I’ve read a few recipes for making ice cream and it seems to have the same basic steps and so easy. I had some of my favorite International Delight creamer in the fridge, that I wasn’t using fast enough. I happened to get the big bottle and there is only so much I can put in my coffee.
I already shared my idea for using Almond Joy (my absolute favorite) ID when I shared my Almond Joy Cheesecake. Today, I’m sharing the Homemade Hazelnut Ice Cream using Hazelnut ID (my close-second favorite.) You should share your ID at “What’s Your ID” website!
I can’t oversell this ice cream, using the rich Hazelnut International Delight creamer, enough! It may have been a sugar free creamer but the flavor was full and rich. The hazelnut clearly stood out and it was so smooth!
Homemade Hazelnut Ice Cream
- 1 cup heavy whipping cream
- 1 cup Hazelnut creamer
- 12 oz sweetened condensed milk
- Toasted chopped hazelnuts for topping
- Place your metal bowl from the electric mixer and the whisk attachment (or a regular metal bowl and the beaters) in the freezer for 10-15 minutes.
- Make sure that the heavy whipping cream and creamer are both cold, straight from the fridge.
- Add the heavy whipping cream and hazelnut creamer into the cold mixing bowl. Starting at low speed, start whisking, gradually raise to speed to high. Beat until stiff peaks appear (don't walk away far so you don't over-mix.)

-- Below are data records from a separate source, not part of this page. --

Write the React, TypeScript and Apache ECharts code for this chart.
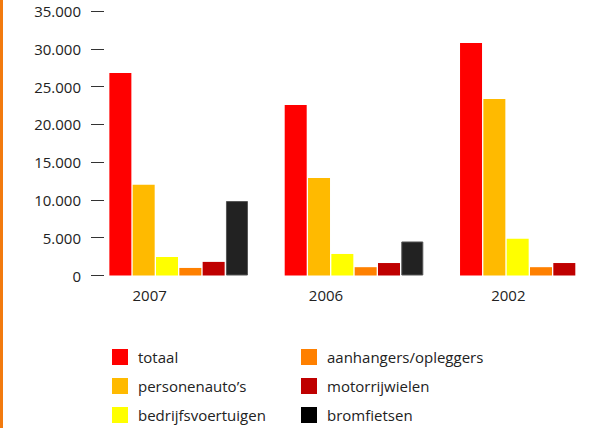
import React, { useEffect, useRef } from "react";
import * as echarts from "echarts";

const categories = ["2007", "2006", "2002"];
const seriesNames = [
  "totaal",
  "personenauto\u2019s",
  "bedrijfsvoertuigen",
  "aanhangers/opleggers",
  "motorrijwielen",
  "bromfietsen",
];
const totaal = [26800, 22550, 30750];
const personenautos = [12000, 12900, 23350];
const bedrijfsvoertuigen = [2450, 2850, 4850];
const aanhangers = [1000, 1100, 1100];
const motorrijwielen = [1800, 1650, 1650];
const bromfietsen: (number | null)[] = [9850, 4500, null];
const yTicks = [0, 5000, 10000, 15000, 20000, 25000, 30000, 35000];

const colors = ["#ff0000", "#ffba00", "#ffff00", "#ff8000", "#bf0000", "#222222"];
const legendColors = ["#ff0000", "#ffba00", "#ffff00", "#ff8000", "#bf0000", "#000000"];
const labelShift = [29, 28, 21];

const FONT = "Open Sans";

export default function App() {
  const ref = useRef<HTMLDivElement>(null);
  useEffect(() => {
    if (!ref.current) return;
    const chart = echarts.init(ref.current, undefined, { renderer: "svg" });
    const values = [totaal, personenautos, bedrijfsvoertuigen, aanhangers, motorrijwielen, bromfietsen];
    const rich: Record<string, any> = {};
    labelShift.forEach((s, i) => {
      rich["c" + i] = {
        fontFamily: FONT,
        fontSize: 15,
        color: "#222",
        padding: [0, s * 2, 0, 0],
      };
    });
    const legendItem = (i: number) => ({
      name: seriesNames[i],
      itemStyle: { color: legendColors[i], borderWidth: 0 },
    });
    const legendBase = {
      orient: "vertical",
      top: 347,
      height: 81,
      padding: 0,
      itemWidth: 16,
      itemHeight: 16,
      itemGap: 9,
      icon: "rect",
      selectedMode: false,
      textStyle: { fontFamily: FONT, fontSize: 15, color: "#222", lineHeight: 20, padding: [0, 0, 0, 5] },
    };
    chart.setOption({
      animation: false,
      backgroundColor: "#ffffff",
      grid: { left: 91, top: 11, width: 526, height: 264.5 },
      xAxis: {
        type: "category",
        data: categories,
        axisLine: { show: false },
        axisTick: { show: false },
        axisLabel: {
          margin: 12,
          formatter: (v: string) => {
            const idx = categories.indexOf(v);
            return "{c" + idx + "|" + v + "}";
          },
          rich,
        },
      },
      yAxis: {
        type: "value",
        min: yTicks[0],
        max: yTicks[yTicks.length - 1],
        interval: 5000,
        splitLine: { show: false },
        axisLine: { show: false },
        axisTick: { show: true, inside: true, length: 13, lineStyle: { color: "#333", width: 1 } },
        axisLabel: {
          margin: 10,
          fontFamily: FONT,
          fontSize: 15,
          color: "#222",
          formatter: (v: number) => v.toLocaleString("de-DE"),
        },
      },
      legend: [
        { ...legendBase, data: [0, 1, 2].map(legendItem), left: 112 },
        { ...legendBase, data: [3, 4, 5].map(legendItem), left: 301 },
      ],
      graphic: [
        { type: "rect", left: 0, top: 0, shape: { x: 0, y: 0, width: 3, height: 428 }, style: { fill: "#f27a0e" } },
      ],
      series: seriesNames.map((name, i) => ({
        name,
        type: "bar",
        data: values[i],
        barWidth: 22,
        barGap: "6%",
        itemStyle:
          i === 5
            ? { color: colors[i], borderColor: "#555", borderWidth: 1 }
            : { color: colors[i] },
      })),
    });
    return () => chart.dispose();
  }, []);
  return (
    <div
      style={{ position: "absolute", left: 0, top: 0, width: 607, height: 428, overflow: "hidden" }}
    >
      <div ref={ref} style={{ width: 640, height: 428 }} />
    </div>
  );
}
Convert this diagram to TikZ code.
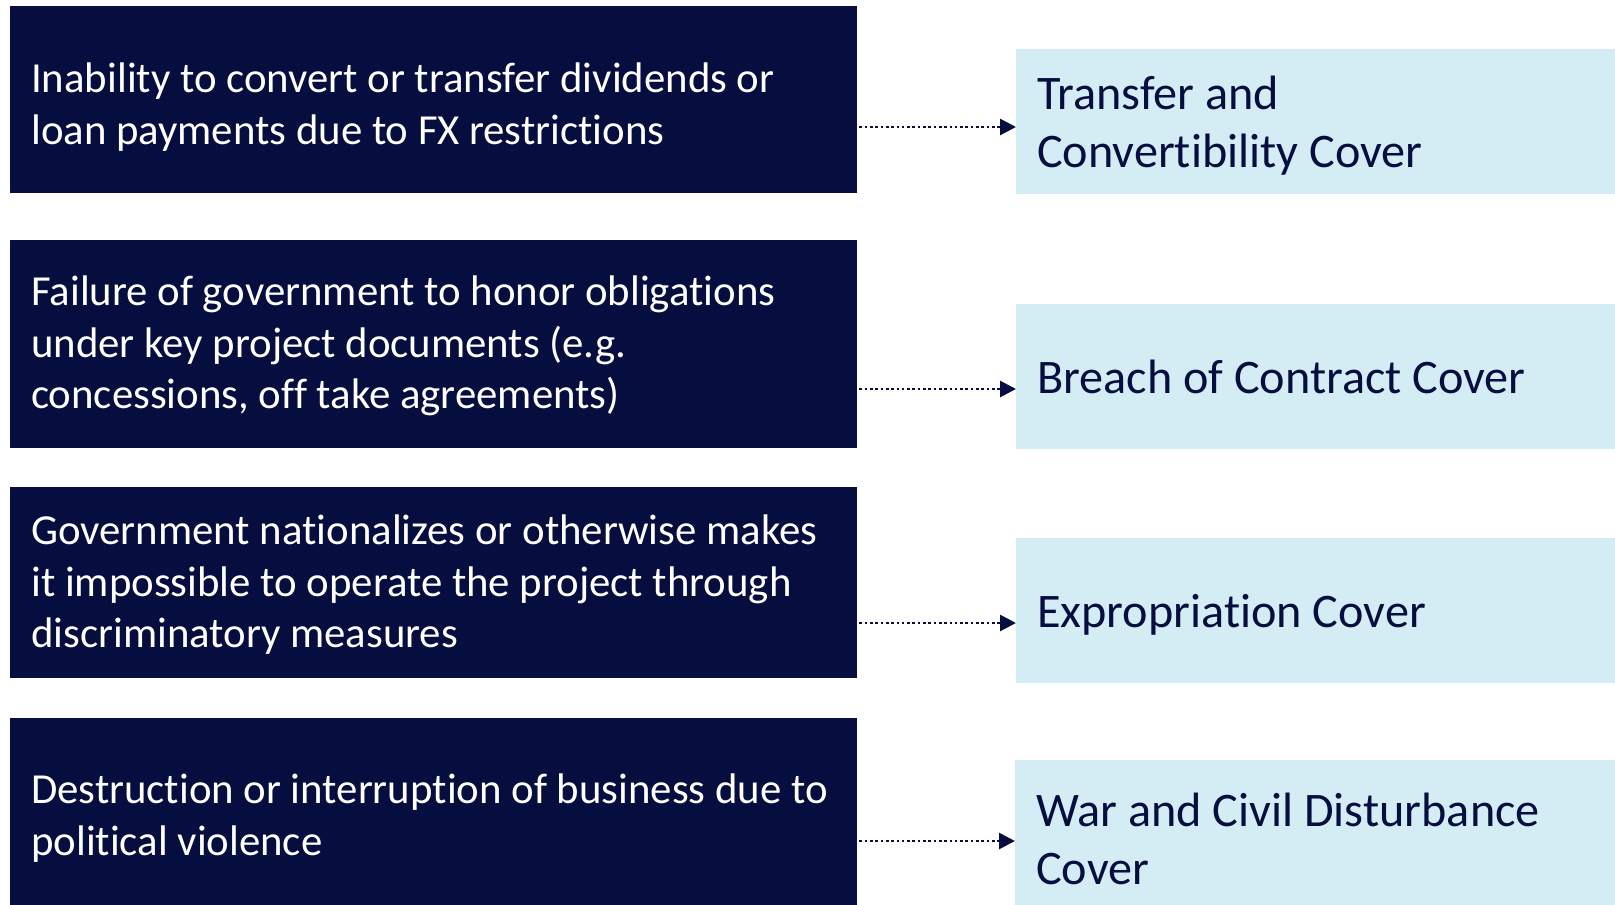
\documentclass[tikz,border=0pt]{standalone}
\usepackage{fontspec}
\setmainfont{Carlito}[Ligatures={NoCommon}]
\usetikzlibrary{arrows.meta}
\definecolor{navy}{HTML}{060D3F}
\definecolor{lightblue}{HTML}{D4ECF4}
\tikzset{
  riskbox/.style={fill=navy, anchor=north west, inner sep=0pt, minimum width=847pt},
  coverbox/.style={fill=lightblue, anchor=north west, inner sep=0pt, minimum width=600pt},
  risktext/.style={text=white, anchor=west, inner sep=0pt, text width=825pt, align=flush left,
    font=\fontsize{42.8}{51.5}\selectfont},
  covertext/.style={text=navy, anchor=west, inner sep=0pt, text width=575pt, align=flush left,
    font=\fontsize{48.2}{58}\selectfont},
  arr/.style={navy, line width=2.8pt, dash pattern=on 2.6pt off 2.7pt,
    -{Triangle[length=16pt,width=16pt]}, shorten <=2pt}
}
\begin{document}
\begin{tikzpicture}[x=1pt,y=-1pt]
\useasboundingbox (0,0) rectangle (1615,905);
\clip (0,0) rectangle (1615,905);
\node[riskbox, minimum height=187pt] (l1) at (10,6) {};
\node[riskbox, minimum height=208pt] (l2) at (10,240) {};
\node[riskbox, minimum height=191pt] (l3) at (10,487) {};
\node[riskbox, minimum height=196pt] (l4) at (10,718) {};
\node[coverbox, minimum height=145pt] (r1) at (1016,49) {};
\node[coverbox, minimum height=145pt] (r2) at (1016,304) {};
\node[coverbox, minimum height=145pt] (r3) at (1016,538) {};
\node[coverbox, minimum height=157pt] (r4) at (1015,760) {};
\node[risktext, yshift=-7.5pt] (l1t) at ([xshift=21pt]l1.west) {Inability to convert or transfer dividends or\\loan payments due to FX restrictions};
\node[risktext, yshift=-2pt] (l2t) at ([xshift=21pt]l2.west) {Failure of government to honor obligations\\under key project documents (e.g.\\concessions, off take agreements)};
\node[risktext, yshift=-2pt] (l3t) at ([xshift=21pt]l3.west) {Government nationalizes or otherwise makes\\it impossible to operate the project through\\discriminatory measures};
\node[risktext, yshift=-2pt] (l4t) at ([xshift=21pt]l4.west) {Destruction or interruption of business due to\\political violence};
\node[covertext, yshift=-4pt] (r1t) at ([xshift=21pt]r1.west) {Transfer and\\Convertibility Cover};
\node[covertext] (r2t) at ([xshift=21pt]r2.west) {Breach of Contract Cover};
\node[covertext, yshift=-4pt] (r3t) at ([xshift=21pt]r3.west) {Expropriation Cover};
\node[covertext] (r4t) at ([xshift=21pt]r4.west) {War and Civil Disturbance\\Cover};
\coordinate (a1) at (0,127);
\coordinate (a2) at (0,389);
\coordinate (a3) at (0,623);
\coordinate (a4) at (0,841);
\draw[arr] (l1.east |- a1) -- (r1.west |- a1);
\draw[arr] (l2.east |- a2) -- (r2.west |- a2);
\draw[arr] (l3.east |- a3) -- (r3.west |- a3);
\draw[arr] (l4.east |- a4) -- (r4.west |- a4);
\end{tikzpicture}
\end{document}
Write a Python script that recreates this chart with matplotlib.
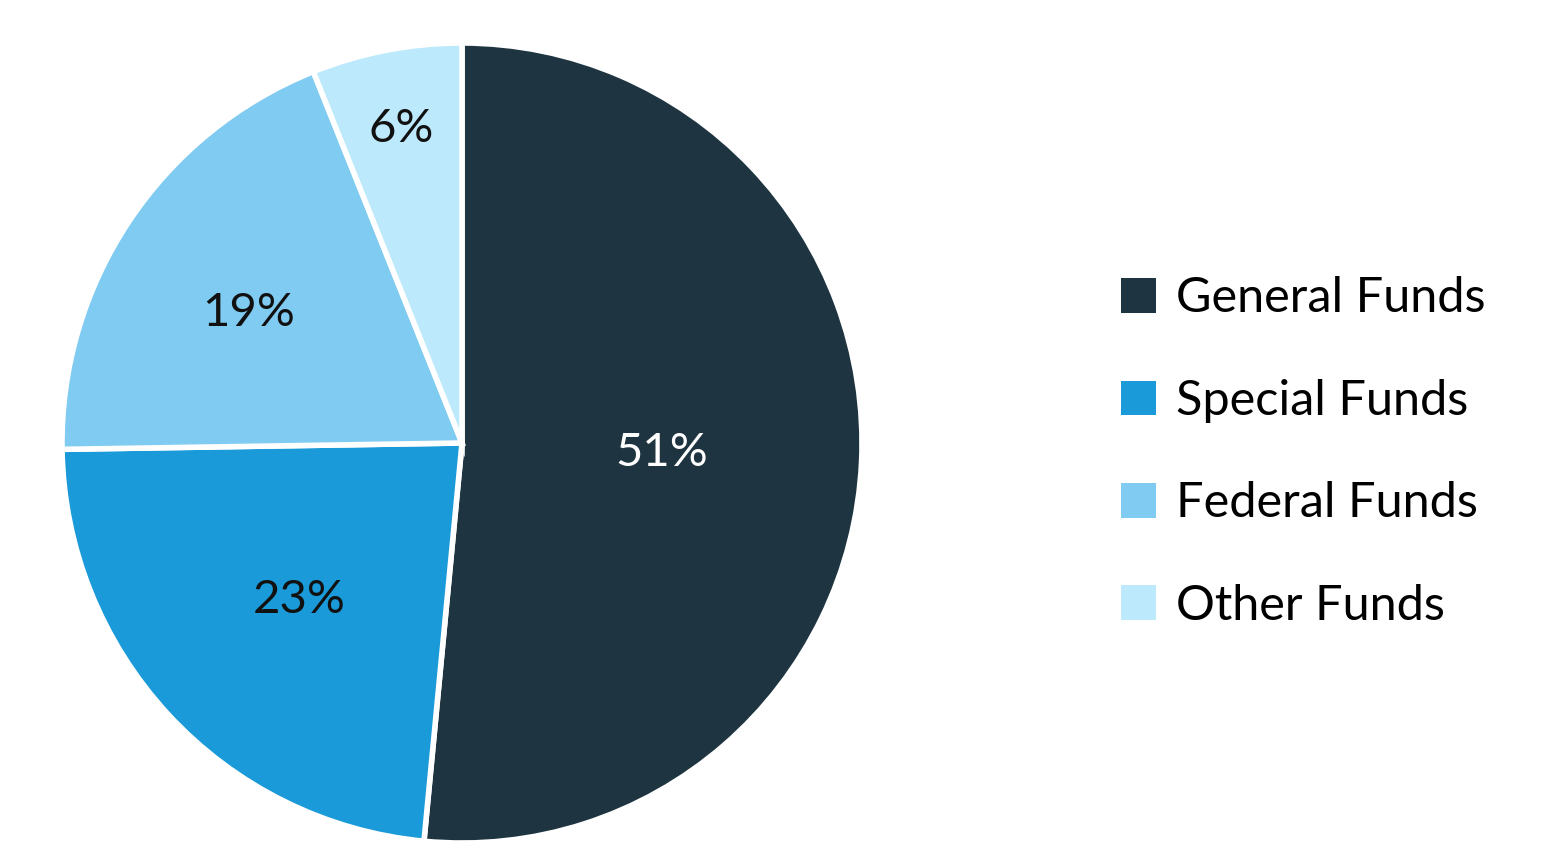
import numpy as np
import matplotlib.pyplot as plt
from matplotlib.patches import Patch

labels = ["General Funds", "Special Funds", "Federal Funds", "Other Funds"]
shares = [51, 23, 19, 6]
colors = ["#1e3541", "#1a9ad8", "#80cbf1", "#bde9fc"]
text_colors = ["white", "#111111", "#111111", "#111111"]
# label placement: radius and angle nudge (degrees) from the wedge middle
label_r = [0.5, 0.565, 0.626, 0.80]
label_da = [0.0, 1.1, 2.3, 0.0]

plt.rcParams["font.family"] = ["Lato", "DejaVu Sans"]

fig = plt.figure(figsize=(15.68, 8.52), dpi=100)
ax = fig.add_axes([62 / 1568, 9 / 852, 800 / 1568, 800 / 852])

wedges, _ = ax.pie(shares, colors=colors, startangle=90, counterclock=False,
                   radius=1, wedgeprops=dict(edgecolor="white", linewidth=4))
ax.set_xlim(-1, 1)
ax.set_ylim(-1, 1)
ax.set_aspect("equal")

for w, s, tc, r, da in zip(wedges, shares, text_colors, label_r, label_da):
    mid = np.deg2rad((w.theta1 + w.theta2) / 2 + da)
    ax.text(r * np.cos(mid), r * np.sin(mid), f"{s}%", color=tc,
            fontsize=34, ha="center", va="center")

handles = [Patch(facecolor=c, edgecolor="none") for c in colors]
fig.legend(handles, labels, loc="center left", bbox_to_anchor=(1102 / 1568, 1 - 452 / 852),
           frameon=False, fontsize=35, handlelength=0.72, handleheight=0.72,
           handletextpad=0.4, labelspacing=1.2, borderaxespad=0)

fig.savefig("out.png", dpi=100, facecolor="white")
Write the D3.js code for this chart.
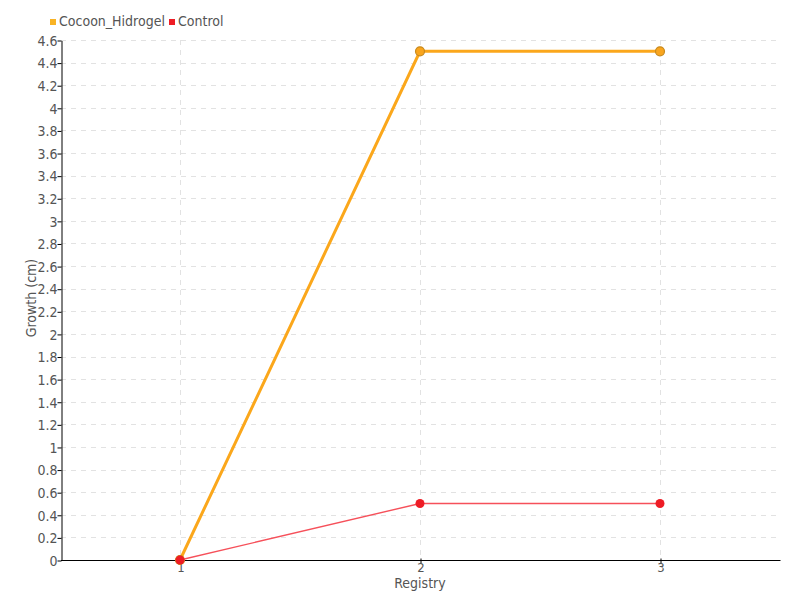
<!DOCTYPE html>
<html>
<head>
<meta charset="utf-8">
<script src="https://cdn.jsdelivr.net/npm/d3@7"></script>
<style>
  body { margin: 0; background: #fff; }
  svg text { font-family: "DejaVu Sans Condensed", "Liberation Sans Narrow", sans-serif; font-stretch: condensed; fill: #555; }
</style>
</head>
<body>
<svg id="chart" width="800" height="600"></svg>
<script>
const categories = ["1", "2", "3"];
const cocoonHidrogel = [0, 4.5, 4.5];
const control = [0, 0.5, 0.5];
const yTicks = [0, 0.2, 0.4, 0.6, 0.8, 1, 1.2, 1.4, 1.6, 1.8, 2, 2.2, 2.4, 2.6, 2.8, 3, 3.2, 3.4, 3.6, 3.8, 4, 4.2, 4.4, 4.6];
const seriesNames = ["Cocoon_Hidrogel", "Control"];

const svg = d3.select("#chart");
const x = d3.scalePoint().domain(categories).range([60, 780]).padding(0.5);
const y = d3.scaleLinear().domain([0, 4.6]).range([560, 40]);

// grid
const grid = svg.append("g");
grid.selectAll(".hg").data(yTicks.slice(1)).join("line")
  .attr("x1", 61).attr("x2", 780)
  .attr("y1", d => Math.round(y(d)) + 0.5).attr("y2", d => Math.round(y(d)) + 0.5)
  .attr("stroke", "#e2e2e2").attr("stroke-dasharray", "5,5");
grid.selectAll(".vg").data(categories).join("line")
  .attr("x1", d => x(d) + 0.5).attr("x2", d => x(d) + 0.5)
  .attr("y1", 40).attr("y2", 560)
  .attr("stroke", "#e2e2e2").attr("stroke-dasharray", "5,5");

// axes
const yAxis = svg.append("g").attr("transform", "translate(61.5,0.5)")
  .call(d3.axisLeft(y).tickValues(yTicks).tickSize(4).tickSizeOuter(0).tickFormat(d => String(+d.toFixed(1))));
yAxis.select(".domain").attr("stroke", "#000");
yAxis.selectAll(".tick line").attr("stroke", "#000");
yAxis.selectAll("text").attr("font-size", 14).attr("x", -4).attr("dy", "0.34em");

const xAxis = svg.append("g").attr("transform", "translate(0.5,560.5)")
  .call(d3.axisBottom(x).tickSize(3).tickSizeOuter(0));
xAxis.select(".domain").attr("stroke", "#000").attr("d", "M60.5,0H780");
xAxis.selectAll(".tick line").attr("stroke", "#000").attr("y1", -2);
xAxis.selectAll("text").attr("font-size", 13).attr("y", 2).attr("dy", "0.71em");

svg.append("text").attr("x", 420).attr("y", 588).attr("text-anchor", "middle")
  .attr("font-size", 14).text("Registry");
svg.append("text").attr("transform", "translate(36,298) rotate(-90)")
  .attr("text-anchor", "middle").attr("font-size", 14).text("Growth (cm)");

// lines
const line = d3.line().x((d, i) => x(categories[i])).y(d => y(d));
svg.append("path").datum(cocoonHidrogel).attr("d", line)
  .attr("fill", "none").attr("stroke", "#fba71b").attr("stroke-width", 3);
svg.selectAll(".cp").data(cocoonHidrogel).join("circle")
  .attr("cx", (d, i) => x(categories[i])).attr("cy", d => y(d)).attr("r", 4.5)
  .attr("fill", "#f9a51e").attr("stroke", "#c98a1e").attr("stroke-width", 1.2);

svg.append("path").datum(control).attr("d", line)
  .attr("fill", "none").attr("stroke", "#f6505a").attr("stroke-width", 1.4);
svg.selectAll(".rp").data(control).join("circle")
  .attr("cx", (d, i) => x(categories[i])).attr("cy", d => y(d)).attr("r", 4.5)
  .attr("fill", "#ee1c25");

// legend
const legendColors = ["#f9b324", "#ee1c25"];
const legendX = [50, 169];
const lg = svg.append("g");
seriesNames.forEach((n, i) => {
  lg.append("rect").attr("x", legendX[i]).attr("y", 19).attr("width", 6).attr("height", 6).attr("fill", legendColors[i]);
  lg.append("text").attr("x", legendX[i] + 9).attr("y", 26).attr("font-size", 14).text(n);
});
</script>
</body>
</html>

- Using a rubber spatula, very slowly pour in the sweetened condensed milk while folding the whipped mixture. Keep folding, carefully, the condensed milk into the whipped mixture, making figure 8, just until there are no more streaks and the mixture is smooth.
- Carefully, transfer the mixture into a large, airtight container. (I used a large, airtight tupperware and sealed it with saran wrap, just in case.)
- Freeze for at least 5-6 hours, depending on the container.
- Top off with some chopped hazelnuts when serving!